Source excerpt:
━━━━━━━━━━━━━━━━
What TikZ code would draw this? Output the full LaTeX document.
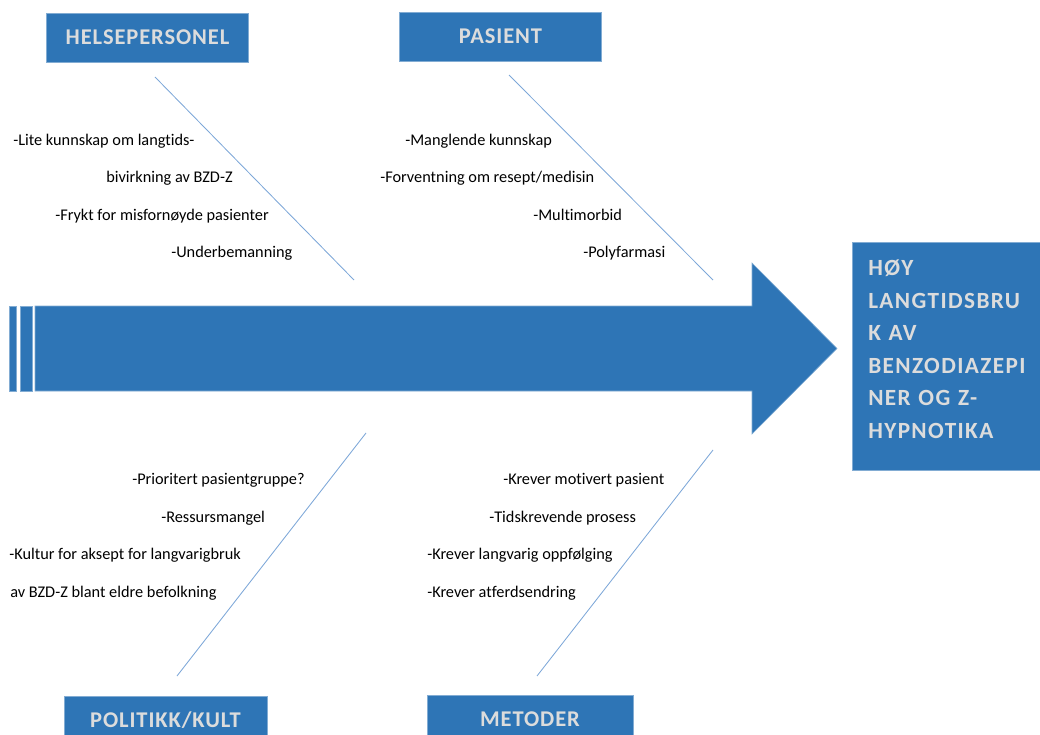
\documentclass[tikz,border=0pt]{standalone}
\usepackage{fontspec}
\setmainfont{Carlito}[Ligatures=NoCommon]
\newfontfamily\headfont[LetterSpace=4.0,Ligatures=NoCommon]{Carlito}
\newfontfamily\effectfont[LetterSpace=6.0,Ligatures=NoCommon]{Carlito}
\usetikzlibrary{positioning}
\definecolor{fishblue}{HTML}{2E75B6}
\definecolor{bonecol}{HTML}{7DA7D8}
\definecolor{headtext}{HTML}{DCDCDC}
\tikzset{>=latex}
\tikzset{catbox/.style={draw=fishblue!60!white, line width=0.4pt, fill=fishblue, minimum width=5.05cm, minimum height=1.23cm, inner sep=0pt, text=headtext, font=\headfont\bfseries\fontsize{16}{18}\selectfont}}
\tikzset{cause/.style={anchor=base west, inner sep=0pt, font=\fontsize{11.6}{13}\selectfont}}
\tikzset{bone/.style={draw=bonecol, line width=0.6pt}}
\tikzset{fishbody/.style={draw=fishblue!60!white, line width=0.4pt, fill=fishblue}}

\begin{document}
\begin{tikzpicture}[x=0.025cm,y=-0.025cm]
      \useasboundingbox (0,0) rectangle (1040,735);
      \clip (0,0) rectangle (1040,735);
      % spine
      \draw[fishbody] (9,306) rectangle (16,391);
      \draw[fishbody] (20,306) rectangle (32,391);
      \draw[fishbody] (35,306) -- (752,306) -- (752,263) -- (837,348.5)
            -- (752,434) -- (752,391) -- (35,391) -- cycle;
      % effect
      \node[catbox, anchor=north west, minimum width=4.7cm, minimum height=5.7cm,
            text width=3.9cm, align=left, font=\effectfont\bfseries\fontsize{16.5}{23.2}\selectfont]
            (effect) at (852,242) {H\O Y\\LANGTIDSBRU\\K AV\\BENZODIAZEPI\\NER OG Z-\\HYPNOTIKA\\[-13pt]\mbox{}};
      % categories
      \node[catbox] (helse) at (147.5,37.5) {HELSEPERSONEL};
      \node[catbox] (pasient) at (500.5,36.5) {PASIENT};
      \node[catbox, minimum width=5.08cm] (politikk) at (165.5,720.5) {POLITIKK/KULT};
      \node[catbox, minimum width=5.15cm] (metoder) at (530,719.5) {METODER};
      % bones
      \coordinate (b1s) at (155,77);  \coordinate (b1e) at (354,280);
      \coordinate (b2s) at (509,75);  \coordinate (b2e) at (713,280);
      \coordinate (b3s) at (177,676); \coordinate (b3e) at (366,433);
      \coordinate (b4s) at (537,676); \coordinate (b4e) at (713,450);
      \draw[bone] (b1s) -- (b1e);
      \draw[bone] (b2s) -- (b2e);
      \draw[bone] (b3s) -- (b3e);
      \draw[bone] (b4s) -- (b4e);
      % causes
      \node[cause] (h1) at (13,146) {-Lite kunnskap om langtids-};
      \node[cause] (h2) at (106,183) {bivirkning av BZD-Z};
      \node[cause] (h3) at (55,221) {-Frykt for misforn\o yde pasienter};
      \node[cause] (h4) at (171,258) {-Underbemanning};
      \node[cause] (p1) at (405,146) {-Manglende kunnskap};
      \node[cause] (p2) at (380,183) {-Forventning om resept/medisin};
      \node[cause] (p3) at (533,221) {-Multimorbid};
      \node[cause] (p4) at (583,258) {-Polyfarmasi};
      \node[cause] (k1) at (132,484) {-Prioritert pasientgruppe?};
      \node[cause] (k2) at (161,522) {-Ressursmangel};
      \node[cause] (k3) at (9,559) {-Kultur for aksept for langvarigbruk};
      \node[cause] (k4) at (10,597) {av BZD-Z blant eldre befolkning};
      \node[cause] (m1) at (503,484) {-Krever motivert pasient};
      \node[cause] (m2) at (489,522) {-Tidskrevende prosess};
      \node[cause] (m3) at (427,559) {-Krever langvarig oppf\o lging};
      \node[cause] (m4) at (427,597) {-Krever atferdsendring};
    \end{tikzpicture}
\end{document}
━━━━━━━━━━━━━━━━
Short task: Pictures excluded, quote all the data above exactly.

Correct result:
What TikZ code would draw this? Output the full LaTeX document.
\documentclass[tikz,border=0pt]{standalone}
\usepackage{fontspec}
\setmainfont{Carlito}[Ligatures=NoCommon]
\newfontfamily\headfont[LetterSpace=4.0,Ligatures=NoCommon]{Carlito}
\newfontfamily\effectfont[LetterSpace=6.0,Ligatures=NoCommon]{Carlito}
\usetikzlibrary{positioning}
\definecolor{fishblue}{HTML}{2E75B6}
\definecolor{bonecol}{HTML}{7DA7D8}
\definecolor{headtext}{HTML}{DCDCDC}
\tikzset{>=latex}
\tikzset{catbox/.style={draw=fishblue!60!white, line width=0.4pt, fill=fishblue, minimum width=5.05cm, minimum height=1.23cm, inner sep=0pt, text=headtext, font=\headfont\bfseries\fontsize{16}{18}\selectfont}}
\tikzset{cause/.style={anchor=base west, inner sep=0pt, font=\fontsize{11.6}{13}\selectfont}}
\tikzset{bone/.style={draw=bonecol, line width=0.6pt}}
\tikzset{fishbody/.style={draw=fishblue!60!white, line width=0.4pt, fill=fishblue}}

\begin{document}
\begin{tikzpicture}[x=0.025cm,y=-0.025cm]
      \useasboundingbox (0,0) rectangle (1040,735);
      \clip (0,0) rectangle (1040,735);
      % spine
      \draw[fishbody] (9,306) rectangle (16,391);
      \draw[fishbody] (20,306) rectangle (32,391);
      \draw[fishbody] (35,306) -- (752,306) -- (752,263) -- (837,348.5)
            -- (752,434) -- (752,391) -- (35,391) -- cycle;
      % effect
      \node[catbox, anchor=north west, minimum width=4.7cm, minimum height=5.7cm,
            text width=3.9cm, align=left, font=\effectfont\bfseries\fontsize{16.5}{23.2}\selectfont]
            (effect) at (852,242) {H\O Y\\LANGTIDSBRU\\K AV\\BENZODIAZEPI\\NER OG Z-\\HYPNOTIKA\\[-13pt]\mbox{}};
      % categories
      \node[catbox] (helse) at (147.5,37.5) {HELSEPERSONEL};
      \node[catbox] (pasient) at (500.5,36.5) {PASIENT};
      \node[catbox, minimum width=5.08cm] (politikk) at (165.5,720.5) {POLITIKK/KULT};
      \node[catbox, minimum width=5.15cm] (metoder) at (530,719.5) {METODER};
      % bones
      \coordinate (b1s) at (155,77);  \coordinate (b1e) at (354,280);
      \coordinate (b2s) at (509,75);  \coordinate (b2e) at (713,280);
      \coordinate (b3s) at (177,676); \coordinate (b3e) at (366,433);
      \coordinate (b4s) at (537,676); \coordinate (b4e) at (713,450);
      \draw[bone] (b1s) -- (b1e);
      \draw[bone] (b2s) -- (b2e);
      \draw[bone] (b3s) -- (b3e);
      \draw[bone] (b4s) -- (b4e);
      % causes
      \node[cause] (h1) at (13,146) {-Lite kunnskap om langtids-};
      \node[cause] (h2) at (106,183) {bivirkning av BZD-Z};
      \node[cause] (h3) at (55,221) {-Frykt for misforn\o yde pasienter};
      \node[cause] (h4) at (171,258) {-Underbemanning};
      \node[cause] (p1) at (405,146) {-Manglende kunnskap};
      \node[cause] (p2) at (380,183) {-Forventning om resept/medisin};
      \node[cause] (p3) at (533,221) {-Multimorbid};
      \node[cause] (p4) at (583,258) {-Polyfarmasi};
      \node[cause] (k1) at (132,484) {-Prioritert pasientgruppe?};
      \node[cause] (k2) at (161,522) {-Ressursmangel};
      \node[cause] (k3) at (9,559) {-Kultur for aksept for langvarigbruk};
      \node[cause] (k4) at (10,597) {av BZD-Z blant eldre befolkning};
      \node[cause] (m1) at (503,484) {-Krever motivert pasient};
      \node[cause] (m2) at (489,522) {-Tidskrevende prosess};
      \node[cause] (m3) at (427,559) {-Krever langvarig oppf\o lging};
      \node[cause] (m4) at (427,597) {-Krever atferdsendring};
    \end{tikzpicture}
\end{document}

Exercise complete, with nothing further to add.